Local emission spectroscopy of surface micrograins in A$^{\mathrm{III}}$B$^{\mathrm{V}}$ semiconductors

The density-of-states spectra and the parameters of levels of electron states in locally chosen surface micrograins of indium antimonide and arsenide and gallium arsenide are studied with a tunneling electron microscope in the field-emission mode of measurements. By correlating the current–voltage characteristics with the formula for the probability of emission via levels, the activation energies of the levels $(\psi)$ and the lifetimes of electrons at the levels $(\tau)$ are determined.
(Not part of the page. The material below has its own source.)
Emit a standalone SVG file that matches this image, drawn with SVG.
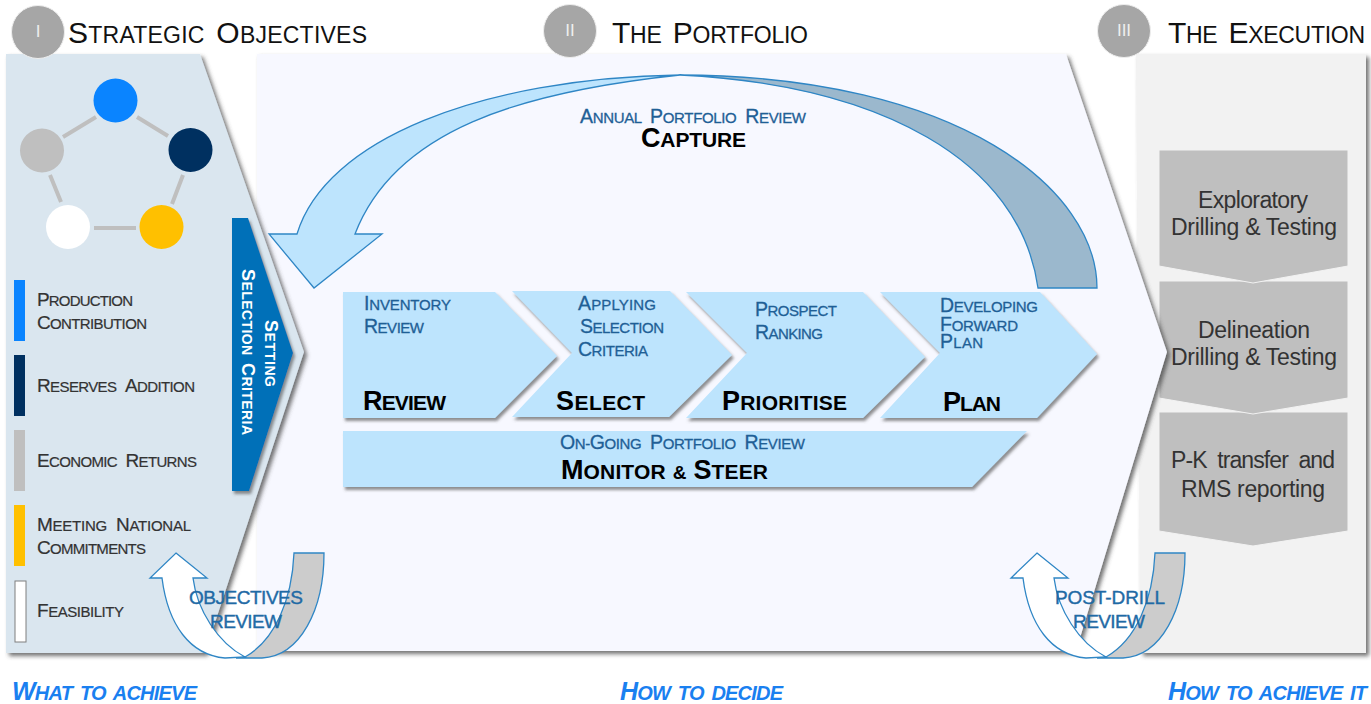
<svg xmlns="http://www.w3.org/2000/svg" width="1371" height="704" viewBox="0 0 1371 704">
<style>
text{font-family:"Liberation Sans",Arial,sans-serif;word-spacing:5px}
.h{font-size:23px;fill:#111}.h .c{font-size:30px}
.l{font-size:15px;fill:#333;stroke:#333;stroke-width:.2}.l .c{font-size:19px}
.b{font-size:14px;font-weight:bold;fill:#fff;word-spacing:3px}.b .c{font-size:18px}
.sub{font-size:15px;fill:#1f5f96;stroke:#1f5f96;stroke-width:.3}.sub .c{font-size:19.500px}
.m{font-size:21px;font-weight:bold;fill:#000}.m .c{font-size:27px}.m .a{font-size:19px}
.blk{font-size:23px;fill:#333;word-spacing:0}
.rv{font-size:19px;fill:#1f6aa5;stroke:#1f6aa5;stroke-width:.4;word-spacing:0}
.ft{font-size:20px;font-weight:bold;font-style:italic;fill:#1a80f0;word-spacing:3px}.ft .c{font-size:25px}
.num{font-size:17px;fill:#eee;text-anchor:middle}
.chev{fill:#bde4fd;filter:url(#sh)}
.ex{fill:#bfbfbf;stroke:#f2f2f2;stroke-width:1}
.band{stroke:#2f86c5;stroke-width:1.3}
.link{stroke:#bfbfbf;stroke-width:4;fill:none}
</style>
<defs>
<filter id="sh" x="-10%" y="-10%" width="120%" height="120%"><feDropShadow dx="2" dy="3" stdDeviation="1.5" flood-color="#555" flood-opacity=".65"/></filter>
<filter id="sh2" x="-5%" y="-5%" width="110%" height="110%"><feDropShadow dx="3" dy="3" stdDeviation="2" flood-color="#444" flood-opacity=".75"/></filter>
<g id="u">
<path class="band" fill="#ccc" d="M324,553L294,553C292,600 275,640 245,657L236,658L262,658C300,656 324,610 324,553Z"/>
<path class="band" fill="#fff" d="M176,553L207,578L193,578C197,610 218,643 245,657L225,658C190,655 168,625 162,578L150,578Z"/>
</g>
</defs>
<rect width="1371" height="704" fill="#fff"/>

<g id="panel-execution"><path d="M1136,54H1366V653H1140Z" fill="#f2f2f2" filter="url(#sh2)"/></g>

<g id="ex-3"><path class="ex" d="M1159,412H1348V531L1253,546L1159,531Z"/>
<text class="blk" x="1171" y="468" textLength="164" style="word-spacing:5px">P-K transfer and</text><text class="blk" x="1181" y="497" textLength="144">RMS reporting</text></g>
<g id="ex-2"><path class="ex" d="M1159,281H1348V398L1253,414L1159,398Z"/>
<text class="blk" x="1198" y="338" textLength="112">Delineation</text><text class="blk" x="1171" y="365" textLength="166">Drilling &amp; Testing</text></g>
<g id="ex-1"><path class="ex" d="M1159,150H1348V266L1253,283L1159,266Z"/>
<text class="blk" x="1198" y="208" textLength="110">Exploratory</text><text class="blk" x="1171" y="235" textLength="166">Drilling &amp; Testing</text></g>

<g id="panel-portfolio"><path d="M257,54H1066L1167,352L1076,651H257Z" fill="#f7f8ff" filter="url(#sh2)"/></g>
<g id="panel-objectives"><path d="M6,54H200L304,352L205,653H6Z" fill="#dae6ef" filter="url(#sh2)"/></g>

<g id="head-1"><circle cx="38" cy="32" r="26.500" fill="#a6a6a6" stroke="#eee"/><text class="num" x="38" y="37">I</text>
<text class="h" x="68" y="43" textLength="299"><tspan class="c">S</tspan>TRATEGIC <tspan class="c">O</tspan>BJECTIVES</text></g>
<g id="head-2"><circle cx="570" cy="31" r="26.500" fill="#a6a6a6" stroke="#eee"/><text class="num" x="570" y="36">II</text>
<text class="h" x="612" y="43" textLength="196"><tspan class="c">T</tspan>HE <tspan class="c">P</tspan>ORTFOLIO</text></g>
<g id="head-3"><circle cx="1124" cy="31" r="26.500" fill="#a6a6a6" stroke="#eee"/><text class="num" x="1124" y="36">III</text>
<text class="h" x="1168" y="43" textLength="197"><tspan class="c">T</tspan>HE <tspan class="c">E</tspan>XECUTION</text></g>

<g id="pentagon">
<path class="link" d="M63,137L96,117M137,117L168,136M183,175L172,204M50,175L61,202M94,228H136"/>
<circle cx="115.500" cy="100.500" r="22" fill="#0a84ff"/><circle cx="190.500" cy="150" r="22" fill="#003060"/><circle cx="42" cy="150.500" r="22" fill="#bfbfbf"/><circle cx="68" cy="227" r="22" fill="#fff"/><circle cx="161.500" cy="227" r="22" fill="#ffc000"/>
</g>

<g id="obj-production"><rect x="14" y="280" width="11" height="61" fill="#0a84ff"/>
<text class="l" x="37" y="306" textLength="96"><tspan class="c">P</tspan>RODUCTION</text><text class="l" x="37" y="329" textLength="110"><tspan class="c">C</tspan>ONTRIBUTION</text></g>
<g id="obj-reserves"><rect x="14" y="355" width="11" height="61" fill="#003060"/>
<text class="l" x="37" y="392" textLength="158"><tspan class="c">R</tspan>ESERVES <tspan class="c">A</tspan>DDITION</text></g>
<g id="obj-economic"><rect x="14" y="430" width="11" height="61" fill="#bfbfbf"/>
<text class="l" x="37" y="467" textLength="160"><tspan class="c">E</tspan>CONOMIC <tspan class="c">R</tspan>ETURNS</text></g>
<g id="obj-national"><rect x="14" y="505" width="11" height="61" fill="#ffc000"/>
<text class="l" x="37" y="531" textLength="154"><tspan class="c">M</tspan>EETING <tspan class="c">N</tspan>ATIONAL</text><text class="l" x="37" y="554" textLength="109"><tspan class="c">C</tspan>OMMITMENTS</text></g>
<g id="obj-feasibility"><rect x="15" y="581" width="11" height="61" fill="#fff" stroke="#7f7f7f"/>
<text class="l" x="37" y="617" textLength="87"><tspan class="c">F</tspan>EASIBILITY</text></g>

<g id="setting"><path d="M232,218H248L293,353L249,491H232Z" fill="#0070b8" filter="url(#sh)"/>
<text class="b" transform="translate(265,320) rotate(90)" textLength="67"><tspan class="c">S</tspan>ETTING</text>
<text class="b" transform="translate(242,269) rotate(90)" textLength="166"><tspan class="c">S</tspan>ELECTION <tspan class="c">C</tspan>RITERIA</text></g>

<g id="connectors">
<path class="band" fill="#9bb8cd" d="M1097,288C1097,190 960,76 680,75C880,85 1020,160 1038,288Z"/>
<path class="band" fill="#bde4fd" d="M297,234C325,140 480,78 680,75C520,92 395,130 355,234H382L314,288L269,234Z"/>
<use href="#u"/>
<use href="#u" x="861"/>
</g>

<g id="capture"><text class="sub" x="580" y="123" textLength="226"><tspan class="c">A</tspan>NNUAL <tspan class="c">P</tspan>ORTFOLIO <tspan class="c">R</tspan>EVIEW</text>
<text class="m" x="641" y="147" textLength="105"><tspan class="c">C</tspan>APTURE</text></g>

<g id="review"><path class="chev" d="M343,292H495L557,356L495,418H343Z"/>
<text class="sub" x="364" y="310" textLength="87"><tspan class="c">I</tspan>NVENTORY</text><text class="sub" x="364" y="333" textLength="60"><tspan class="c">R</tspan>EVIEW</text>
<text class="m" x="363" y="410" textLength="83"><tspan class="c">R</tspan>EVIEW</text></g>
<g id="select"><path class="chev" d="M512,291H670L732,355L669,417H512L572,353Z"/>
<text class="sub" x="578" y="310" textLength="78"><tspan class="c">A</tspan>PPLYING</text><text class="sub" x="580" y="333" textLength="84"><tspan class="c">S</tspan>ELECTION</text><text class="sub" x="578" y="356" textLength="70"><tspan class="c">C</tspan>RITERIA</text>
<text class="m" x="556" y="410" textLength="89"><tspan class="c">S</tspan>ELECT</text></g>
<g id="prioritise"><path class="chev" d="M686,292H863L925,357L863,418H686L747,353Z"/>
<text class="sub" x="755" y="316" textLength="82"><tspan class="c">P</tspan>ROSPECT</text><text class="sub" x="755" y="339" textLength="68"><tspan class="c">R</tspan>ANKING</text>
<text class="m" x="722" y="410" textLength="125"><tspan class="c">P</tspan>RIORITISE</text></g>
<g id="plan"><path class="chev" d="M880,292H1040L1097,354L1037,418H880L940,353Z"/>
<text class="sub" x="940" y="312" textLength="98"><tspan class="c">D</tspan>EVELOPING</text><text class="sub" x="940" y="331" textLength="78"><tspan class="c">F</tspan>ORWARD</text><text class="sub" x="940" y="348" textLength="43"><tspan class="c">P</tspan>LAN</text>
<text class="m" x="943" y="411" textLength="58"><tspan class="c">P</tspan>LAN</text></g>
<g id="monitor"><path class="chev" d="M343,431H1027L972,487H343Z"/>
<text class="sub" x="560" y="449" textLength="245"><tspan class="c">O</tspan>N-<tspan class="c">G</tspan>OING <tspan class="c">P</tspan>ORTFOLIO <tspan class="c">R</tspan>EVIEW</text>
<text class="m" x="561" y="479" textLength="207" style="word-spacing:1px"><tspan class="c">M</tspan>ONITOR <tspan class="a">&amp;</tspan> <tspan class="c">S</tspan>TEER</text></g>

<g id="review-labels">
<text class="rv" x="189" y="604" textLength="114">OBJECTIVES</text><text class="rv" x="210" y="628" textLength="72">REVIEW</text>
<text class="rv" x="1055" y="604" textLength="110">POST-DRILL</text><text class="rv" x="1073" y="628" textLength="72">REVIEW</text>
</g>

<g id="footer">
<text class="ft" x="12" y="700" textLength="185"><tspan class="c">W</tspan>HAT TO ACHIEVE</text>
<text class="ft" x="620" y="700" textLength="163"><tspan class="c">H</tspan>OW TO DECIDE</text>
<text class="ft" x="1168" y="700" textLength="199"><tspan class="c">H</tspan>OW TO ACHIEVE IT</text>
</g>
</svg>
Two types of levels for electron localization are identified. These are levels in the micrograin bulk ($\psi\approx$ 0.75, 1.15, and 1.59 eV for $n$-InSb, $n$-InAs, and $n$-GaAs, respectively; $\tau\sim$ 10$^{-8}$–10$^{-7}$ s) and in the surface region of an $i$-InSb micrograin ($\psi\sim$ 0.73, 1.33, 1.85, 2.15, 5.1 eV; $\tau\approx$ 5 $\times$ 10$^{-8}$–3 $ \times$ 10$^{-7}$ s). A physical model involving the Coulomb-interaction-induced localization of light electrons and their size quantization determined by the electron effective mass, energy, and concentration and by the surface curvature of the micrograin is proposed.